DESCRIPTION OF THE TASK
Copy each line of the data below exactly, leaving out pictures.

* begin *

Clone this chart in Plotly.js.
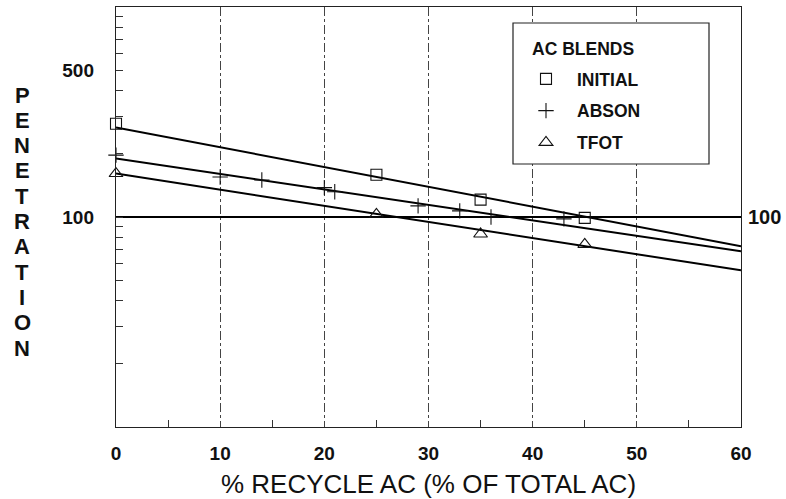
<!DOCTYPE html>
<html><head><meta charset="utf-8">
<script src="https://cdn.plot.ly/plotly-3.0.1.min.js"></script>
<style>html,body{margin:0;padding:0;background:#fff}</style>
</head><body><div id="chart" style="width:786px;height:499px"></div>
<script>
// ---- data ----
const initialX = [0, 25, 35, 45];
const initialY = [278, 159, 121, 99];
const absonX = [0, 10, 14, 20, 21, 29, 33, 36, 43];
const absonY = [197, 155, 150, 138, 132, 113, 107, 100, 98];
const tfotX = [0, 25, 35, 45];
const tfotY = [161, 103, 83, 74];
const fitX = [0, 60];
const fitInitial = [267, 72.6];
const fitAbson = [190, 68.7];
const fitTfot = [161, 55.7];
const refLevel = 100;
const xTicks = [0, 10, 20, 30, 40, 50, 60];
const xMinor = [5, 15, 25, 35, 45, 55];
const yTicks = [100, 500];
const yMinor = [20, 30, 40, 50, 60, 70, 80, 90, 200, 300, 400, 600, 700, 800, 900];
const seriesNames = ['INITIAL', 'ABSON', 'TFOT'];
const legendTitle = 'AC BLENDS';
const yTitle = 'PENETRATION';
const xTitle = '% RECYCLE AC (% OF TOTAL AC)';

// ---- drawing ----
const FONT = 'Liberation Sans, Arial, Helvetica, sans-serif';
const traces = [
  {x: fitX, y: fitInitial, mode: 'lines', line: {color: '#000', width: 2}, showlegend: false, hoverinfo: 'skip'},
  {x: fitX, y: fitAbson, mode: 'lines', line: {color: '#000', width: 2}, showlegend: false, hoverinfo: 'skip'},
  {x: fitX, y: fitTfot, mode: 'lines', line: {color: '#000', width: 2}, showlegend: false, hoverinfo: 'skip'},
  {x: [fitX[0], fitX[fitX.length - 1]], y: [refLevel, refLevel], mode: 'lines', line: {color: '#000', width: 2.2}, showlegend: false, hoverinfo: 'skip'},
  {x: initialX, y: initialY, name: seriesNames[0], legendgroup: 'a', mode: 'markers', cliponaxis: false,
   marker: {symbol: 'square-open', size: 11, color: '#111', line: {width: 1.1}}},
  {x: absonX, y: absonY, name: seriesNames[1], legendgroup: 'b', mode: 'markers', cliponaxis: false,
   marker: {symbol: 'cross-thin-open', size: 11, color: '#111', line: {width: 1.1, color: '#111'}}},
  {x: tfotX, y: tfotY, name: seriesNames[2], legendgroup: 'c', mode: 'markers', cliponaxis: false,
   marker: {symbol: 'triangle-up-open', size: 12, color: '#111', line: {width: 1.1}}}
];

const plotLeft = 116, plotW = 625, plotTop = 7, plotBottom = 427, plotH = plotBottom - plotTop;
const px2x = p => (p - plotLeft) / plotW;
const px2y = p => (plotBottom - p) / plotH;
const letters = yTitle.split('');
const annotations = letters.map((ch, i) => ({
  text: ch, xref: 'paper', yref: 'paper', x: px2x(22), xanchor: 'center',
  y: px2y(95 + i * 25.3), yanchor: 'middle', showarrow: false,
  font: {family: FONT, size: 22, color: '#111', weight: 'bold'}
}));
annotations.push({
  text: String(refLevel), xref: 'paper', yref: 'y', x: 1, xanchor: 'left', xshift: 5,
  y: Math.log10(refLevel), yanchor: 'middle', showarrow: false,
  font: {family: FONT, size: 20, color: '#111', weight: 'bold'}
});
annotations.push({
  text: legendTitle, xref: 'paper', yref: 'paper', x: px2x(530), xanchor: 'left',
  y: px2y(49), yanchor: 'middle', showarrow: false,
  font: {family: FONT, size: 17.5, color: '#111', weight: 'bold'}
});

const layout = {
  width: 786, height: 499,
  margin: {l: 116, r: 45, t: 7, b: 72, pad: 0},
  paper_bgcolor: '#fff', plot_bgcolor: '#fff',
  font: {family: FONT, color: '#111'},
  showlegend: true,
  legend: {
    x: px2x(515), y: px2y(61), xanchor: 'left', yanchor: 'top',
    bgcolor: 'rgba(0,0,0,0)', borderwidth: 0, itemwidth: 52,
    font: {family: FONT, size: 17.5, weight: 'bold', color: '#111'},
    tracegroupgap: 6, traceorder: 'grouped'
  },
  xaxis: {
    range: [0, 60], tickvals: xTicks, ticktext: xTicks.map(String),
    ticks: '', showgrid: true, gridcolor: '#444', gridwidth: 1, griddash: 'dashdot',
    showline: true, linecolor: '#222', linewidth: 1.2, mirror: true, zeroline: false,
    tickfont: {family: FONT, size: 19, weight: 'bold', color: '#111'},
    ticklabelstandoff: 9,
    minor: {tickvals: xMinor, ticks: 'inside', ticklen: 7, tickcolor: '#333', showgrid: false},
    title: {text: xTitle, font: {family: FONT, size: 26, color: '#111'}, standoff: 16}
  },
  yaxis: {
    type: 'log', range: [1, 3], tickvals: yTicks, ticktext: yTicks.map(String),
    ticks: 'inside', ticklen: 7, tickcolor: '#333', showgrid: false,
    showline: true, linecolor: '#222', linewidth: 1.2, mirror: true, zeroline: false,
    tickfont: {family: FONT, size: 19, weight: 'bold', color: '#111'},
    ticklabelstandoff: 17,
    minor: {tickvals: yMinor, ticks: 'inside', ticklen: 7, tickcolor: '#333', showgrid: false}
  },
  shapes: [{
    type: 'rect', xref: 'paper', yref: 'paper', layer: 'above',
    x0: px2x(513), x1: px2x(709), y0: px2y(164), y1: px2y(23),
    line: {color: '#222', width: 1.2}, fillcolor: '#fff'
  }],
  annotations: annotations
};

Plotly.newPlot('chart', traces, layout, {displayModeBar: false, staticPlot: true});
</script>
</body></html>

* end *

THE RESULT
Clone this chart in Plotly.js.
<!DOCTYPE html>
<html><head><meta charset="utf-8">
<script src="https://cdn.plot.ly/plotly-3.0.1.min.js"></script>
<style>html,body{margin:0;padding:0;background:#fff}</style>
</head><body><div id="chart" style="width:786px;height:499px"></div>
<script>
// ---- data ----
const initialX = [0, 25, 35, 45];
const initialY = [278, 159, 121, 99];
const absonX = [0, 10, 14, 20, 21, 29, 33, 36, 43];
const absonY = [197, 155, 150, 138, 132, 113, 107, 100, 98];
const tfotX = [0, 25, 35, 45];
const tfotY = [161, 103, 83, 74];
const fitX = [0, 60];
const fitInitial = [267, 72.6];
const fitAbson = [190, 68.7];
const fitTfot = [161, 55.7];
const refLevel = 100;
const xTicks = [0, 10, 20, 30, 40, 50, 60];
const xMinor = [5, 15, 25, 35, 45, 55];
const yTicks = [100, 500];
const yMinor = [20, 30, 40, 50, 60, 70, 80, 90, 200, 300, 400, 600, 700, 800, 900];
const seriesNames = ['INITIAL', 'ABSON', 'TFOT'];
const legendTitle = 'AC BLENDS';
const yTitle = 'PENETRATION';
const xTitle = '% RECYCLE AC (% OF TOTAL AC)';

// ---- drawing ----
const FONT = 'Liberation Sans, Arial, Helvetica, sans-serif';
const traces = [
  {x: fitX, y: fitInitial, mode: 'lines', line: {color: '#000', width: 2}, showlegend: false, hoverinfo: 'skip'},
  {x: fitX, y: fitAbson, mode: 'lines', line: {color: '#000', width: 2}, showlegend: false, hoverinfo: 'skip'},
  {x: fitX, y: fitTfot, mode: 'lines', line: {color: '#000', width: 2}, showlegend: false, hoverinfo: 'skip'},
  {x: [fitX[0], fitX[fitX.length - 1]], y: [refLevel, refLevel], mode: 'lines', line: {color: '#000', width: 2.2}, showlegend: false, hoverinfo: 'skip'},
  {x: initialX, y: initialY, name: seriesNames[0], legendgroup: 'a', mode: 'markers', cliponaxis: false,
   marker: {symbol: 'square-open', size: 11, color: '#111', line: {width: 1.1}}},
  {x: absonX, y: absonY, name: seriesNames[1], legendgroup: 'b', mode: 'markers', cliponaxis: false,
   marker: {symbol: 'cross-thin-open', size: 11, color: '#111', line: {width: 1.1, color: '#111'}}},
  {x: tfotX, y: tfotY, name: seriesNames[2], legendgroup: 'c', mode: 'markers', cliponaxis: false,
   marker: {symbol: 'triangle-up-open', size: 12, color: '#111', line: {width: 1.1}}}
];

const plotLeft = 116, plotW = 625, plotTop = 7, plotBottom = 427, plotH = plotBottom - plotTop;
const px2x = p => (p - plotLeft) / plotW;
const px2y = p => (plotBottom - p) / plotH;
const letters = yTitle.split('');
const annotations = letters.map((ch, i) => ({
  text: ch, xref: 'paper', yref: 'paper', x: px2x(22), xanchor: 'center',
  y: px2y(95 + i * 25.3), yanchor: 'middle', showarrow: false,
  font: {family: FONT, size: 22, color: '#111', weight: 'bold'}
}));
annotations.push({
  text: String(refLevel), xref: 'paper', yref: 'y', x: 1, xanchor: 'left', xshift: 5,
  y: Math.log10(refLevel), yanchor: 'middle', showarrow: false,
  font: {family: FONT, size: 20, color: '#111', weight: 'bold'}
});
annotations.push({
  text: legendTitle, xref: 'paper', yref: 'paper', x: px2x(530), xanchor: 'left',
  y: px2y(49), yanchor: 'middle', showarrow: false,
  font: {family: FONT, size: 17.5, color: '#111', weight: 'bold'}
});

const layout = {
  width: 786, height: 499,
  margin: {l: 116, r: 45, t: 7, b: 72, pad: 0},
  paper_bgcolor: '#fff', plot_bgcolor: '#fff',
  font: {family: FONT, color: '#111'},
  showlegend: true,
  legend: {
    x: px2x(515), y: px2y(61), xanchor: 'left', yanchor: 'top',
    bgcolor: 'rgba(0,0,0,0)', borderwidth: 0, itemwidth: 52,
    font: {family: FONT, size: 17.5, weight: 'bold', color: '#111'},
    tracegroupgap: 6, traceorder: 'grouped'
  },
  xaxis: {
    range: [0, 60], tickvals: xTicks, ticktext: xTicks.map(String),
    ticks: '', showgrid: true, gridcolor: '#444', gridwidth: 1, griddash: 'dashdot',
    showline: true, linecolor: '#222', linewidth: 1.2, mirror: true, zeroline: false,
    tickfont: {family: FONT, size: 19, weight: 'bold', color: '#111'},
    ticklabelstandoff: 9,
    minor: {tickvals: xMinor, ticks: 'inside', ticklen: 7, tickcolor: '#333', showgrid: false},
    title: {text: xTitle, font: {family: FONT, size: 26, color: '#111'}, standoff: 16}
  },
  yaxis: {
    type: 'log', range: [1, 3], tickvals: yTicks, ticktext: yTicks.map(String),
    ticks: 'inside', ticklen: 7, tickcolor: '#333', showgrid: false,
    showline: true, linecolor: '#222', linewidth: 1.2, mirror: true, zeroline: false,
    tickfont: {family: FONT, size: 19, weight: 'bold', color: '#111'},
    ticklabelstandoff: 17,
    minor: {tickvals: yMinor, ticks: 'inside', ticklen: 7, tickcolor: '#333', showgrid: false}
  },
  shapes: [{
    type: 'rect', xref: 'paper', yref: 'paper', layer: 'above',
    x0: px2x(513), x1: px2x(709), y0: px2y(164), y1: px2y(23),
    line: {color: '#222', width: 1.2}, fillcolor: '#fff'
  }],
  annotations: annotations
};

Plotly.newPlot('chart', traces, layout, {displayModeBar: false, staticPlot: true});
</script>
</body></html>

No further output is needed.